Cassettes were designed to be self lubricating - the two hubs and corner pulleys need to rotate freely.

Friction is the cassette tape's enemy!

However after many years this lubrication fails and this is often the reason to try and get inside the shell.

How do you know if you have a cassette lubrication problem? It will be obvious, listen for horrible squeeking noises and uneven playback speed as the tape has difficulty moving inside the shell. You can also hear this noise on fast forward or rewind.

SCREW TYPE SHELLS:

Undo the screws holding the shell halves together. DO NOT DISTURB THE TAPE INSIDE! Next I personally use a silicon spray to just dampen a cotton tip and wipe this lightly around the pulley shafts and hub central area - the idea is to reduce friction as much as possible. DO NOT SPRAY DIRECTLY ONTO THE SHELL!

NEVER apply too much silicon to the shell and absolutely keep it away from the tape itself!
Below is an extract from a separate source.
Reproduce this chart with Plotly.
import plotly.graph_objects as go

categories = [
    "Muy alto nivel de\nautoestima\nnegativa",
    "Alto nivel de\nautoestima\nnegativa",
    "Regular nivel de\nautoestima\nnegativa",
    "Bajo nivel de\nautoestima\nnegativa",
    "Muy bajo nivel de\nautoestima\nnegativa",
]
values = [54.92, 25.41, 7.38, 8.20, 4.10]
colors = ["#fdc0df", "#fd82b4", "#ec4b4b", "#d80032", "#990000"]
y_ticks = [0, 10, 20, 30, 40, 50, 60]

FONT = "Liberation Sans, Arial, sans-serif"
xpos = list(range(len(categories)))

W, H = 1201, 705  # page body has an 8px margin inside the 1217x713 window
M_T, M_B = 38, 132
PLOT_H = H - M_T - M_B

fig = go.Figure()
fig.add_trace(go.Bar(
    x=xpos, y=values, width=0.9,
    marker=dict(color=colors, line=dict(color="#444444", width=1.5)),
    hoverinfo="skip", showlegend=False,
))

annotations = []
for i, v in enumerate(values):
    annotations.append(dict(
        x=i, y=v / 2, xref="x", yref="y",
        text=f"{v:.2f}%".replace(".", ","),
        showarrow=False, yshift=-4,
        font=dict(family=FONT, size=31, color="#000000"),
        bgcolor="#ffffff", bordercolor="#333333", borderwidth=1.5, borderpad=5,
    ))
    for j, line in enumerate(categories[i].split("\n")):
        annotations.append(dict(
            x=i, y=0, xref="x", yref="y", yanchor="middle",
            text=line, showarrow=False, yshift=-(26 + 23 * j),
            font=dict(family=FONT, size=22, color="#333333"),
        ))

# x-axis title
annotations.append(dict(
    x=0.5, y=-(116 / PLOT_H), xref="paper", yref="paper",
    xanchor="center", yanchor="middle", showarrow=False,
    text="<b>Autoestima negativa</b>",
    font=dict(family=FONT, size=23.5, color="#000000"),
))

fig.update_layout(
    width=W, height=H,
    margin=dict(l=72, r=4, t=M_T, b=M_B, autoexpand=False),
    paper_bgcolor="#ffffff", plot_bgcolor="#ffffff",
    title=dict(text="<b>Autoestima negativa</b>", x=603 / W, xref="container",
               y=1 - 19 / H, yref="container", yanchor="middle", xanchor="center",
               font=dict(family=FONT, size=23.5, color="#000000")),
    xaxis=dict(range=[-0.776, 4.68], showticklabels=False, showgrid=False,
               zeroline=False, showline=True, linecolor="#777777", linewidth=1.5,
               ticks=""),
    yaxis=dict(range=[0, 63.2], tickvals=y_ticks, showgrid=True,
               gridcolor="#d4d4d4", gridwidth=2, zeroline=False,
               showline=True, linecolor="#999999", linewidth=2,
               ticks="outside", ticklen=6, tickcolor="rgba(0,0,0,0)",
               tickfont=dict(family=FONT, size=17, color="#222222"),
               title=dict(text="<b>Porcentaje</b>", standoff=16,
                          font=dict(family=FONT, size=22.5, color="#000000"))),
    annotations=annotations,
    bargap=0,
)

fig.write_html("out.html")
If you have silicon residue on the tape and then run the tape through a machine, you will be dragging silicon all over the tape heads, guides and capstan/pinch roller - what a disaster!

PERMANENTLY FIXED SHELLS:

There is not a lot you can do with these other than to try and carefully open the shell halves and delicately remove the tape for transfer to a "good shell".

I see a few online suggestions about these shells, dabbing silicon here and there but quite frankly I value my machines far more than that and would never randomly apply silicon material anywhere near the tape itself - this is just inviting trouble - BIG TROUBLE!

With EVERY cassette tape you should REPACK THE TAPE as your very first action:

REPACKING CASSETTE TAPE

This is the first step I take will ALL my cassette recorded material, especially if it has not been played for a long long time.

Insert the tape in your machine and fast forward to the end, rewind back to the beginning - do this a couple of times. Often this will clear up any tape "binding" and get those moving parts inside the shell running much more smoothly.

All tapes that I sell have been repacked, to ensure the pancake is nice and even.